Commenting on the suit against them, Facebook referenced its community standards, and highlighted its 'report' tool, which allows and encourages Facebook users to flag content that they deem as encouraging violence, direct threats, terrorism or hate speech.

Facebook also cited its track record regarding incitement, referencing a case in March when the company took down a page promoting a Palestinian uprising against Israel because it made "direct calls for violence," in violation of company policies.

The debate within Israel and the Palestinian territories surrounding "incitement" and censorship on social media reached new heights last week, as member of Israel's parliament, the Knesset, expressed their indignation that Facebook has not taken enough action to remove content inciting "acts of terror against Jews," while they said the site has instead cracked down on inflammatory content on behalf of the United States and European nations.

During a plenary meeting on June 6, Knesset member Revital Swid of the Zionist Camp explained that he brought several examples of "incitement" to the attention of a Facebook executive last year -- including "postings that encourage people to commit acts of terror, imams in mosques calling to murder Jews, do-it-yourself videos showing how to take a knife and murder Jews" -- demanding that they be removed for their role in promoting "lone-wolf terrorism."

Knesset member for the Likud party and Minister of National Infrastructure Yuval Steinitz also pointed out what he believed was preferential treatment in favor of blocking posts considered "incitement to murder Christians, Yazidis, Kurds, Americans and Europeans" that were reported by United States President Barack Obama.

Steinitz proceeded to call on "those who can prevent online incitement do so," insisting that the demand that Facebook step up censorship on behalf of the state of Israel was "justified."
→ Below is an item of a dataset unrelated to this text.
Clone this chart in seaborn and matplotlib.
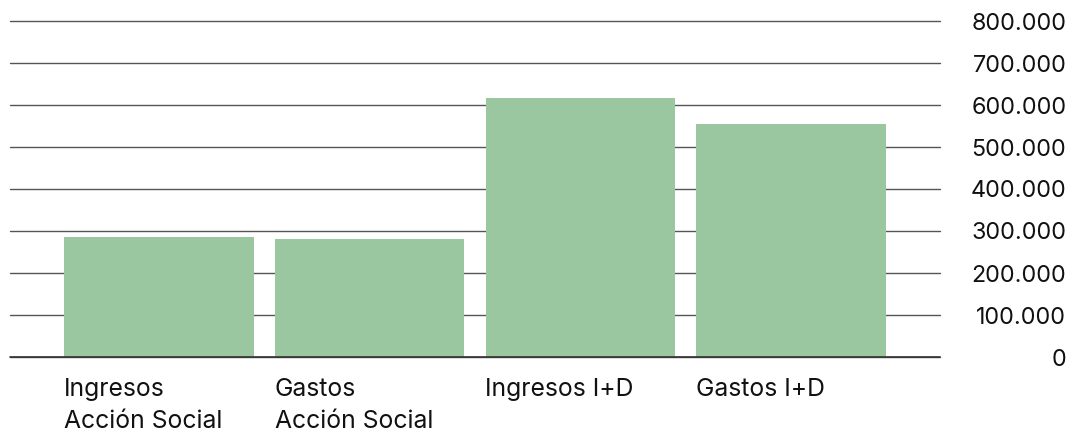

In response to incitement claims against Palestinians, like the ones made at last week's Knesset meeting, Palestine Liberation Organization (PLO) Secretary-General Saeb Erekat condemned the current Israeli government for its failure to "entrench a culture of peace and coexistence within Israeli society" in a statement on Sunday.
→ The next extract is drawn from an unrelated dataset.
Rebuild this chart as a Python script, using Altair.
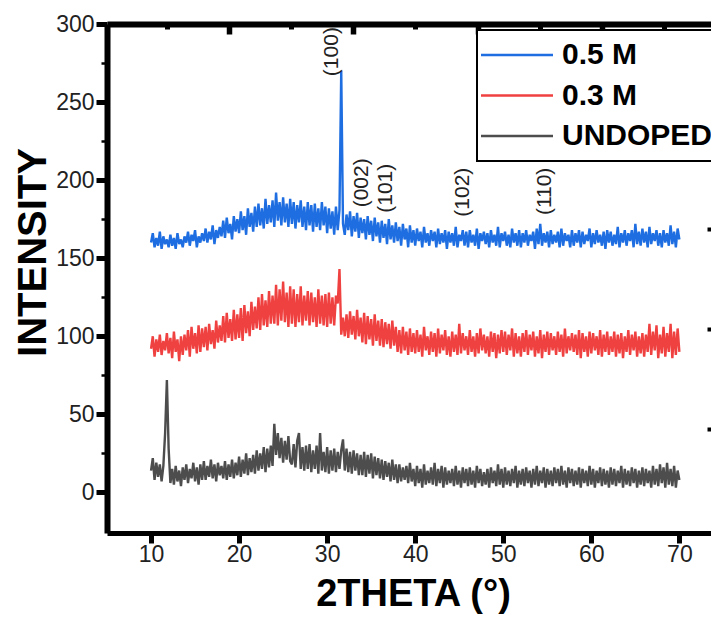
import altair as alt
import pandas as pd

# ---------------- data ----------------
X_START = 10.0
X_STEP = 0.2

blue_05M = [
    160,166,157,163,158,167,156,164,159,162,
    157,165,158,163,156,166,159,162,157,164,
    160,167,158,165,161,168,157,164,160,166,
    161,169,160,167,162,171,159,168,163,170,
    164,174,163,176,166,172,162,177,167,175,
    166,180,168,177,165,182,170,179,167,183,
    170,185,171,182,169,188,172,184,173,187,
    170,192,174,186,171,189,173,185,170,188,
    172,186,169,184,173,187,170,183,168,186,
    171,184,167,185,170,182,168,186,171,183,
    166,182,169,180,165,183,168,181,270,172,
    165,178,168,180,164,177,167,179,163,176,
    166,175,162,177,165,174,161,176,164,173,
    160,174,163,172,159,175,162,171,160,173,
    161,170,158,172,162,169,157,171,160,168,
    158,169,161,167,157,170,160,166,158,168,
    161,167,157,169,159,166,160,168,156,167,
    160,166,158,170,157,165,161,168,158,167,
    157,168,160,165,158,169,156,166,161,167,
    159,166,157,168,160,165,158,170,157,166,
    161,167,158,165,157,169,160,166,158,168,
    157,166,160,168,158,165,161,167,156,169,
    159,172,158,166,160,167,157,168,159,165,
    160,167,157,169,158,166,161,165,157,168,
    158,166,160,168,157,167,159,165,161,169,
    157,166,159,168,160,165,158,167,156,168,
    160,167,158,165,159,170,157,166,160,168,
    158,166,161,168,157,172,159,167,158,169,
    160,167,157,170,159,166,161,168,158,166,
    157,168,160,166,158,171,159,167,157,169,
    162,
]

red_03M = [
    92,100,87,98,90,101,88,97,91,102,
    89,99,86,103,90,98,84,100,88,101,
    91,104,87,106,92,102,89,107,90,105,
    93,106,91,108,95,104,92,110,96,107,
    97,113,96,115,99,111,97,117,98,114,
    99,118,97,120,102,116,100,122,104,119,
    105,125,104,127,107,123,106,129,108,126,
    108,133,107,130,110,135,109,128,106,132,
    108,130,106,127,109,132,107,126,110,129,
    107,128,109,125,106,130,108,126,107,127,
    106,128,108,125,107,126,121,143,101,112,
    100,114,99,116,101,113,98,117,100,112,
    96,115,95,113,98,111,94,114,97,110,
    94,111,93,109,95,108,92,110,94,106,
    90,104,89,106,91,103,88,105,90,102,
    89,104,90,101,87,106,91,100,88,103,
    90,102,87,105,89,101,91,104,88,100,
    87,103,90,101,88,108,89,102,91,100,
    88,104,90,100,87,102,89,105,91,101,
    89,100,87,103,90,102,86,101,89,104,
    90,103,88,101,91,105,87,102,89,100,
    87,102,90,104,88,101,91,103,87,100,
    89,104,86,101,90,103,88,102,91,100,
    88,103,90,101,87,105,89,100,91,102,
    90,101,88,104,86,102,90,100,87,103,
    89,102,91,100,88,104,87,101,90,103,
    88,100,90,103,87,101,89,102,86,100,
    90,104,88,101,91,103,87,100,89,102,
    87,101,90,108,88,103,91,107,86,101,
    89,106,87,102,90,108,86,103,88,105,
    90,
]

gray_undoped = [
    14,22,8,19,10,18,7,17,38,72,
    28,6,15,5,17,7,14,4,16,8,
    18,6,15,9,19,7,16,5,18,8,
    20,8,17,10,21,9,18,7,19,11,
    17,9,20,8,18,10,21,9,19,11,
    23,10,21,12,25,11,22,13,24,12,
    27,14,25,15,29,13,28,16,30,17,
    44,24,38,22,35,19,33,21,36,20,
    18,31,16,33,38,15,29,14,30,15,
    31,13,27,15,30,12,38,14,26,13,
    29,12,27,14,28,13,26,15,27,34,
    14,28,13,26,12,27,14,25,11,24,
    11,26,10,24,12,25,9,23,11,22,
    9,21,8,20,10,19,7,21,8,18,
    6,18,7,16,8,17,6,19,7,15,
    4,17,6,15,3,18,5,14,6,16,
    5,19,4,15,6,17,3,16,5,14,
    6,15,4,17,5,14,3,16,6,15,
    4,16,5,14,3,17,6,15,4,13,
    5,15,3,16,6,14,4,18,5,15,
    3,16,5,14,4,15,6,17,3,14,
    5,15,4,16,6,14,3,15,5,17,
    4,14,6,16,3,15,5,14,4,16,
    6,15,4,17,5,14,3,16,6,15,
    4,14,5,16,3,15,6,14,4,17,
    5,15,3,14,6,16,4,15,5,14,
    3,16,5,15,4,14,6,17,3,15,
    5,14,4,16,6,15,3,14,5,16,
    4,15,6,14,3,17,5,15,4,18,
    6,16,3,19,5,15,4,17,3,14,
    8,
]

series_names = ["0.5 M", "0.3 M", "UNDOPED"]
series_values = [blue_05M, red_03M, gray_undoped]
series_colors = ["#1e6ee1", "#f04141", "#4d4d4d"]

peak_labels = ["(100)", "(002)", "(101)", "(102)", "(110)"]
peak_x = [30.55, 34.0, 36.7, 45.4, 54.7]
peak_top = [298, 214, 210.5, 208, 208]

x_ticks = [10, 20, 30, 40, 50, 60, 70]
y_ticks = [0, 25, 50, 75, 100, 125, 150, 175, 200, 225, 250, 275, 300]
top_major = [0, 10, 20, 30]
top_minor = [-5, 5, 15, 25, 35]
right_ticks = [100, 200, 300]

# ---------------- tables ----------------
rows = []
for name, vals in zip(series_names, series_values):
    for i, v in enumerate(vals):
        rows.append({"theta": round(X_START + X_STEP * i, 2), "intensity": v, "sample": name})
df = pd.DataFrame(rows)
ann_df = pd.DataFrame({"x": peak_x, "y": peak_top, "label": peak_labels})

FONT = "Liberation Sans"
W, H = 604, 509
xscale = alt.Scale(domain=[5, 73.59], nice=False, zero=False)
yscale = alt.Scale(domain=[-26, 300], nice=False, zero=False)

major_test = "datum.value % 50 === 0"

lines = alt.Chart(df).mark_line(strokeWidth=2.4, strokeJoin="bevel", clip=True).encode(
    x=alt.X("theta:Q", scale=xscale,
            axis=alt.Axis(title="2THETA (°)", values=x_ticks, grid=False,
                          domainColor="black", domainWidth=5,
                          tickColor="black", tickWidth=5, tickSize=10,
                          labelFontSize=23, labelColor="#222", labelPadding=0,
                          labelFont=FONT, titleFont=FONT,
                          titleFontSize=38, titleFontWeight="bold", titleColor="black",
                          titleX=306, titleY=72, titleBaseline="alphabetic",
                          titleAlign="center")),
    y=alt.Y("intensity:Q", scale=yscale,
            axis=alt.Axis(title="INTENSITY", values=y_ticks, grid=False,
                          domainColor="black", domainWidth=6,
                          tickColor="black",
                          tickWidth={"condition": {"test": major_test, "value": 5}, "value": 2.5},
                          tickSize={"condition": {"test": major_test, "value": 11}, "value": 6},
                          labelExpr="datum.value % 50 === 0 ? datum.label : ''",
                          labelFontSize=23, labelColor="#222", labelPadding=2,
                          labelFont=FONT, titleFont=FONT,
                          titleFontSize=40, titleFontWeight="bold", titleColor="black",
                          titleAngle=270, titleX=-62, titleY=228,
                          titleAlign="center", titleBaseline="alphabetic")),
    color=alt.Color("sample:N",
                    scale=alt.Scale(domain=series_names, range=series_colors),
                    legend=alt.Legend(title="", orient="none", legendX=370, legendY=6,
                                      padding=10, strokeColor="black",
                                      fillColor="white",
                                      symbolType="M-21,0H51", symbolSize=4,
                                      symbolStrokeWidth=2.5,
                                      labelFontSize=30, labelFontWeight="bold",
                                      labelColor="black", labelFont=FONT,
                                      labelOffset=45, rowPadding=10.5, labelLimit=400)),
)

ann = alt.Chart(ann_df).mark_text(angle=270, align="right", baseline="middle",
                                  fontSize=21, font=FONT, color="#222").encode(
    x=alt.X("x:Q", scale=xscale),
    y=alt.Y("y:Q", scale=yscale),
    text="label:N",
)

main = alt.layer(lines, ann)

top_scale_domain = [-9.81, 38.77]

top_major_layer = alt.Chart(pd.DataFrame({"t": top_major})).mark_point(opacity=0).encode(
    x=alt.X("t:Q", scale=alt.Scale(domain=top_scale_domain, nice=False, zero=False),
            axis=alt.Axis(orient="top", values=top_major, offset=-10, tickSize=10,
                          tickWidth=5.5, tickColor="black", domain=False, labels=False,
                          grid=False, title=""))
)
top_minor_layer = alt.Chart(pd.DataFrame({"t": top_minor})).mark_point(opacity=0).encode(
    x=alt.X("t:Q", scale=alt.Scale(domain=top_scale_domain, nice=False, zero=False),
            axis=alt.Axis(orient="top", values=top_minor, offset=-5, tickSize=5,
                          tickWidth=5, tickColor="black", domain=False, labels=False,
                          grid=False, title=""))
)
top_border_layer = alt.Chart(pd.DataFrame({"t": top_major})).mark_point(opacity=0).encode(
    x=alt.X("t:Q", scale=alt.Scale(domain=top_scale_domain, nice=False, zero=False),
            axis=alt.Axis(orient="top", ticks=False, labels=False, grid=False,
                          domain=True, domainColor="black", domainWidth=6, title=""))
)
right_layer = alt.Chart(pd.DataFrame({"r": right_ticks})).mark_point(opacity=0).encode(
    y=alt.Y("r:Q", scale=alt.Scale(domain=[-4.5, 504.5], nice=False, zero=False),
            axis=alt.Axis(orient="right", values=right_ticks, offset=-4, tickSize=4,
                          tickWidth=4, tickColor="black", domain=False, labels=False,
                          grid=False, title=""))
)

chart = alt.layer(main, top_major_layer, top_minor_layer, top_border_layer, right_layer).resolve_scale(
    x="independent", y="independent"
).properties(
    width=W, height=H,
    autosize=alt.AutoSizeParams(type="none"),
    padding={"left": 99, "top": 16, "right": 0, "bottom": 81},
    background="white",
).configure_view(stroke=None).configure(font=FONT).configure_legend(strokeWidth=2)

chart.save("out.html", embed_options={"renderer": "svg", "actions": False})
Erekat flipped the script, holding Israel responsible for incitement, saying "official Israeli discourse entrenches hatred, racism, and discriminatory attitudes against Palestinians. The discourse is only further entrenched by the institutional protection that is given to those who commit or incite violence against Palestinians."

Erekat issued his comments after Israel's Channel 10 televised a report based on an experiment organized by the channel, whereby a Palestinian and a Jewish Israeli each posted on Facebook separately declaring their intention of committing a violent attack against Israelis and Palestinians, respectively.
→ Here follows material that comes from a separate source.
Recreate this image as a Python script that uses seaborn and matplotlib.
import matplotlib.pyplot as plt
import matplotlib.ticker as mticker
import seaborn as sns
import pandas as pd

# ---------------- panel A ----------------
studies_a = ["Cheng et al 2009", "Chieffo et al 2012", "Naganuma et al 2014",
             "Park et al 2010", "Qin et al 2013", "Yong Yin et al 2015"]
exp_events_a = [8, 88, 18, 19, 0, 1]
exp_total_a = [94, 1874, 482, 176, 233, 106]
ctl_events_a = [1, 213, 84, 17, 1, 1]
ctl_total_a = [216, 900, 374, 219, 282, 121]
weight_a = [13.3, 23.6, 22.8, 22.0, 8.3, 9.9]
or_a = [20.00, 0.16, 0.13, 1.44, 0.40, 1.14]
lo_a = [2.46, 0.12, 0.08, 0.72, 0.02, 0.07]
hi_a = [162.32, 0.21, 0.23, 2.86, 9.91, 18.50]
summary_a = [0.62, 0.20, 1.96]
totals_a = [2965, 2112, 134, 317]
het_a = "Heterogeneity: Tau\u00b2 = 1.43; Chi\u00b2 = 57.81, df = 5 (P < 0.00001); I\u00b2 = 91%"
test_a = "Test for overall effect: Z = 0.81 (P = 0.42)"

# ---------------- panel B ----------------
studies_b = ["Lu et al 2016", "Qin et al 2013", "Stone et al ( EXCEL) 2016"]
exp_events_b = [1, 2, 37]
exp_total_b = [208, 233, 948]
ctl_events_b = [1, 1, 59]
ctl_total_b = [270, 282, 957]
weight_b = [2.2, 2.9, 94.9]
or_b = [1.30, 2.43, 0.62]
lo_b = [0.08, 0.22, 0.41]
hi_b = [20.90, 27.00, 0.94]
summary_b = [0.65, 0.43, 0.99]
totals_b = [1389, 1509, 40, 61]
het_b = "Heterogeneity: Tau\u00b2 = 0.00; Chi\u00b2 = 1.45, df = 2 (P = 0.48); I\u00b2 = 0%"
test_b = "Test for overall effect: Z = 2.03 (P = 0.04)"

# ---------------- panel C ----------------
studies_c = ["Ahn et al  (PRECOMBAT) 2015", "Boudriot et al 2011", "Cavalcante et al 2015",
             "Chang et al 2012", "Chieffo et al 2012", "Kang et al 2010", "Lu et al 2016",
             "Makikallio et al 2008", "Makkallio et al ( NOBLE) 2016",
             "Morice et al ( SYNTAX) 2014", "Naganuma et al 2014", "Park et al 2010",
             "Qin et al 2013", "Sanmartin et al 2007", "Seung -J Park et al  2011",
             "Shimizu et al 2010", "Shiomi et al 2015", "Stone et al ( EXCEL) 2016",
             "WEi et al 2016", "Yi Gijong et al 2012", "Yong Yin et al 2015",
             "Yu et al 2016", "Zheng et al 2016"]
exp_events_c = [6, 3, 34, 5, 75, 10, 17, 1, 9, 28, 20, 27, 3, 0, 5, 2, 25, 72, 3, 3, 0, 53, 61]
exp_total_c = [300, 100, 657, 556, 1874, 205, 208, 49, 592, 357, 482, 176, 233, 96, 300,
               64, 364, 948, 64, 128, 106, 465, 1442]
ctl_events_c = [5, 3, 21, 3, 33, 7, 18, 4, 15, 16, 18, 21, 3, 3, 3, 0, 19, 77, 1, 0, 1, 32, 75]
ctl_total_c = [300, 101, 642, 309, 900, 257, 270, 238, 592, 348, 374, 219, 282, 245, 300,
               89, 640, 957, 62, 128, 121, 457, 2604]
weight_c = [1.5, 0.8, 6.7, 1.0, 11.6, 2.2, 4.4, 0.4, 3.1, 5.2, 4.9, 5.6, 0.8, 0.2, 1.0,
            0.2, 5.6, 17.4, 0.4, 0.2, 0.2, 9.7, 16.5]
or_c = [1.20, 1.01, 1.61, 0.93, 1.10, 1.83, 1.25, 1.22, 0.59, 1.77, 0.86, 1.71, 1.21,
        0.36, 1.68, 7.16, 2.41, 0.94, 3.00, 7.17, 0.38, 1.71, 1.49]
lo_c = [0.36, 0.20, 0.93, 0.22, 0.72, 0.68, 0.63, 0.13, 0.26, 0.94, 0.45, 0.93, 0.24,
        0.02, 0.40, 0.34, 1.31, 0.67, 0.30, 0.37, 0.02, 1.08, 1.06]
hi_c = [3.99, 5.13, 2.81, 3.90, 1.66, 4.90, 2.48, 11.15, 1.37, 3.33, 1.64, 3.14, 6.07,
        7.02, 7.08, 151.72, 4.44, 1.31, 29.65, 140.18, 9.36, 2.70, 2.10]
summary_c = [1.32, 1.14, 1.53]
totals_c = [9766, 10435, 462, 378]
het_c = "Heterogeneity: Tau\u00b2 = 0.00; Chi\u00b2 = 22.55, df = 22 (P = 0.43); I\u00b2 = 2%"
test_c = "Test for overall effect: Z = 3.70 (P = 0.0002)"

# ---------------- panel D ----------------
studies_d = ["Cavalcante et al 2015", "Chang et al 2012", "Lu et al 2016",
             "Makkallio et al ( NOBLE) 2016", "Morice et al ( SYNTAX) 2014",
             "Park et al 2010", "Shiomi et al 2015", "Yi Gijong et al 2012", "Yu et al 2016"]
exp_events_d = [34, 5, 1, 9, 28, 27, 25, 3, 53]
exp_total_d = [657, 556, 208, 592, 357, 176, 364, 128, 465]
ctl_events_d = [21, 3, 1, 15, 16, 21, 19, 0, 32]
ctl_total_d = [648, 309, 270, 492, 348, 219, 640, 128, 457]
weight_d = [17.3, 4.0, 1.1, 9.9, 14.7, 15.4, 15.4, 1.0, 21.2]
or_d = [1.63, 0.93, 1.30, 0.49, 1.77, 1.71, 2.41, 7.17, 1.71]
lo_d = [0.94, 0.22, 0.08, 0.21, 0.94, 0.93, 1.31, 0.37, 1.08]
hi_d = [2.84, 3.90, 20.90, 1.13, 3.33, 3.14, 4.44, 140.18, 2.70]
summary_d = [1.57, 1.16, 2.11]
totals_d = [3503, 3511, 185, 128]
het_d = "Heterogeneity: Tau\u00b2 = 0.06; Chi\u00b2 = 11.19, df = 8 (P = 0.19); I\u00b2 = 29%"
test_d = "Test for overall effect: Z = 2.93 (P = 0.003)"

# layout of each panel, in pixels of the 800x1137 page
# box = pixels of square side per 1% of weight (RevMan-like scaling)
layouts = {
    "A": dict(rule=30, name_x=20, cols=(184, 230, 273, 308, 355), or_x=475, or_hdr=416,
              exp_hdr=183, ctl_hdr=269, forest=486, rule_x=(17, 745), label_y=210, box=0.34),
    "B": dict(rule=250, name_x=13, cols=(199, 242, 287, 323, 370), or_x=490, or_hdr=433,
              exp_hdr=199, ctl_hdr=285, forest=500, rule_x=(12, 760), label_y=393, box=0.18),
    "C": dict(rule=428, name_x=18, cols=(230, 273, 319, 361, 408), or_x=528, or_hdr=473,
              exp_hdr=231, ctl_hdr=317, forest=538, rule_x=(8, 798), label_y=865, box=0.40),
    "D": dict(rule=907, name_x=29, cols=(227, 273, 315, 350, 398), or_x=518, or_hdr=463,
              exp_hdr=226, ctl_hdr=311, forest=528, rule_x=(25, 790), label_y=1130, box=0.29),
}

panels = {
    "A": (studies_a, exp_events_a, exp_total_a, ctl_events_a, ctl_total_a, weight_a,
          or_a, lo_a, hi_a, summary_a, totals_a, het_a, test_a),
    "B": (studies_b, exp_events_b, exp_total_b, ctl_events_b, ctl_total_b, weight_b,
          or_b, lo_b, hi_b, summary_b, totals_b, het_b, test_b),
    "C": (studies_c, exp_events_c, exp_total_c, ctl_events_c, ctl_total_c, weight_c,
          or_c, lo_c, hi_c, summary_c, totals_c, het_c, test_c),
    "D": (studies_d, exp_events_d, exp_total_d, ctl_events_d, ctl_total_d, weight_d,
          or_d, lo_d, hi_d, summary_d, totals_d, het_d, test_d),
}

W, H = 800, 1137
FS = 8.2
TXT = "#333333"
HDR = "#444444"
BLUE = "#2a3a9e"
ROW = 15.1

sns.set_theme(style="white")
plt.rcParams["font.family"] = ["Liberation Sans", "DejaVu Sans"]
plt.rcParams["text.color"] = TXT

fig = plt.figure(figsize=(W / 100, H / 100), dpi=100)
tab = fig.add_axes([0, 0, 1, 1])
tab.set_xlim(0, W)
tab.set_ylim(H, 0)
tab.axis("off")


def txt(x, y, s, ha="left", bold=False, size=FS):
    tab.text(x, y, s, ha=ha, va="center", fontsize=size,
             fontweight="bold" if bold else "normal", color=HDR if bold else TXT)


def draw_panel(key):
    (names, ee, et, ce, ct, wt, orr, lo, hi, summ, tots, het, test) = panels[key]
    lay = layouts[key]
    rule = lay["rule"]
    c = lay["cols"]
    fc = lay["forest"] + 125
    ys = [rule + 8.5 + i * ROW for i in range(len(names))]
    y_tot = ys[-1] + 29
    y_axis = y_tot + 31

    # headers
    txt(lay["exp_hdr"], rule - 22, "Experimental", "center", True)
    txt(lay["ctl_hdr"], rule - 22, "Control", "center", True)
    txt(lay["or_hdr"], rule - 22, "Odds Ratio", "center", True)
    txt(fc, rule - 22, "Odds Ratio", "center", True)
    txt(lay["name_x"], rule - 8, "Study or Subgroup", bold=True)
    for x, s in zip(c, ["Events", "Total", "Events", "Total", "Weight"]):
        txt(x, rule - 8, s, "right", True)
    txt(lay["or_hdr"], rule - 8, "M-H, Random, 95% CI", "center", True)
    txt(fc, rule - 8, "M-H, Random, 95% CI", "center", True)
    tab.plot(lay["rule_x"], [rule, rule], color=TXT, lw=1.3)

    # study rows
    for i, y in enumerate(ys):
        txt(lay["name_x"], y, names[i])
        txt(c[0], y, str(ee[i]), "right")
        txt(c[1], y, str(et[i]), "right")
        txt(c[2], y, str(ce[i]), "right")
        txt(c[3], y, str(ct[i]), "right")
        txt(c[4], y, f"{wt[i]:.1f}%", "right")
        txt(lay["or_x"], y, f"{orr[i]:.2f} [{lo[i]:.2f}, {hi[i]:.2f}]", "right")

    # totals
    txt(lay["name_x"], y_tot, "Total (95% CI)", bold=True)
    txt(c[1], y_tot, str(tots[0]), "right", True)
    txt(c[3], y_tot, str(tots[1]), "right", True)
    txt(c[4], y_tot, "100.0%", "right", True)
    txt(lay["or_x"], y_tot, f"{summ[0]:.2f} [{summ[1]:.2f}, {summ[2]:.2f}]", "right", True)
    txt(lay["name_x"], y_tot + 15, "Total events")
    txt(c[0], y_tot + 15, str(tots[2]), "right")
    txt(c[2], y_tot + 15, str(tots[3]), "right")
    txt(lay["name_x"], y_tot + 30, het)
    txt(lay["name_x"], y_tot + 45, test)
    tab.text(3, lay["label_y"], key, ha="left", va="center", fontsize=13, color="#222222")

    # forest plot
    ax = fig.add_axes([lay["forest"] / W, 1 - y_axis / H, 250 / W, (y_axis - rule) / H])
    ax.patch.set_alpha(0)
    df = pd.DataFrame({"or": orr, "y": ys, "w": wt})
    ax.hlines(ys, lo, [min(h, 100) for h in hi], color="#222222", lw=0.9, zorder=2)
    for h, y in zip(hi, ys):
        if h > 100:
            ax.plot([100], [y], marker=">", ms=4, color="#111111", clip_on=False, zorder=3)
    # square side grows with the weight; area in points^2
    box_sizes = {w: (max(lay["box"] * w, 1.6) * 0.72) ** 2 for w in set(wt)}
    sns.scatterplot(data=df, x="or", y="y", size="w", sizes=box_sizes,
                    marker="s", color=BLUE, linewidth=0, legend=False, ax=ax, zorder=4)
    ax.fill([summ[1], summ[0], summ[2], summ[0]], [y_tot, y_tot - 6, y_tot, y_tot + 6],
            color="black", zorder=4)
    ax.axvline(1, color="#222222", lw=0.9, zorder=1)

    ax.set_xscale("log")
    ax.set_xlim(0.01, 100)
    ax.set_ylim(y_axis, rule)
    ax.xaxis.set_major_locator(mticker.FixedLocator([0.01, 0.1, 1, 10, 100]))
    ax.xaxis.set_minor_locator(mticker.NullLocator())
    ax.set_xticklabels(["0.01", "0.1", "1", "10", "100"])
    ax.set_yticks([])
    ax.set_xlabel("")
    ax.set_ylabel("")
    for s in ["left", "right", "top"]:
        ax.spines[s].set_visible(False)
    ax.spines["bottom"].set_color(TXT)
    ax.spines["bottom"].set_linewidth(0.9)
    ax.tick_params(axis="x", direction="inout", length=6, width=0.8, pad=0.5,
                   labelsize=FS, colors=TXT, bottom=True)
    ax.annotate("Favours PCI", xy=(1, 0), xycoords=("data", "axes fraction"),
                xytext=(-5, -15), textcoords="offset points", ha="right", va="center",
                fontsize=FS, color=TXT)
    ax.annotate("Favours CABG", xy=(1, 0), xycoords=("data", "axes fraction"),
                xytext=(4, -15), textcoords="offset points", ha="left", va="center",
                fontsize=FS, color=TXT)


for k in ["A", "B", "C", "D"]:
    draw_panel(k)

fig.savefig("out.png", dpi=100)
The Palestinian, Shadi Khalileh, received only seven likes on his post, and was documented by Channel 10 as having received numerous calls warning him that his Facebook account has been hacked and other calls from friends and family urging him to not commit any type of attack.

On the contrary, the Israeli, Daniel Levy, received more than 1,200 likes on his post, tens of shares, and various comments declaring their support, respect and even willingness to assist in committing the crime.

The Israeli police reportedly took matters seriously in the case of Khalileh, and broke into house with the intention of arresting him. As per Channel 10's plan, Khalileh was however not in the house, but was summoned by Israeli police who issued a call for him to show-up for interrogation.

Khalileh was only released once Channel 10 was able to prove that this was an experiment and did not constitute an actual threat.
On the other hand, in the case of Levy, no police action was taken and he was never called for interrogation or detained for the threatening comments he made on Facebook declaring his intention of attacking Palestinians.

Erekat reference Channel 10's report, saying "this is yet another example and evidence that incitement not only pervades Israeli society, but that institutional biases motivate police and security actions."

He added that "such experiment only goes to show that Israel's official discourse has allowed for the normalization of hateful discourse. Such forms of hate are reinforced through the absence of concrete measures legally, socially and politically that could possibly deter and contain incitement within Israel."

Erekat continued by calling for international support and protection for Palestinians, saying Palestinian fears that "the impact of such incitement in the form of settler terror and trigger-happy soldiers executing and injured Palestinians in the streets of the occupied state of Palestine."

Erekat's comments and last week's Knesset meeting followed a spike in attacks that occurred last week, after a period of relative calm since a wave of violence began in the region in October. In less than 48 hours, three Palestinians were shot dead while carrying out or allegedly attempting to carry out attacks that left two Israelis killed.

In the wake of the killing of a 13-year-old Israeli girl in the Hebron-area settlement Kiryat Arba by Muhammad Tarayra, a resident of the nearby Bani Naim village, reports emerged that he had posted on Facebook praising other Palestinians who had committed attacks on Israelis, including a woman who was shot dead when she allegedly attempted to carry out a car ramming attack near Kiryat Arba.

Yousef Mustafa Tarayra, reportedly a cousin of Muhammad Tarayra, was shot dead alongside two other Palestinian youth in March after they allegedly carried out two consecutive attacks near Kiryat Arba, injuring four Israeli soldiers.

Following the series of deadly incidents, Israel's Public Security Minister Gilad Erdan reportedly said that Facebook chairman and cofounder Mark Zuckerberg had "blood on his hands" for not adequately cooperating with Israel to remove content.

In recent months, Israel has accused Palestinian leadership of "inciting terror" while also detaining scores of Palestinian civilians over Facebook posts that Israeli authorities alleged were responsible for an increase in attacks and attempted attacks against Israeli military targets and settlers.

Palestinians have instead pointed chiefly to the frustration and despair brought on by Israel's nearly 50-year military occupation of the Palestinian territory and the absence of a political horizon.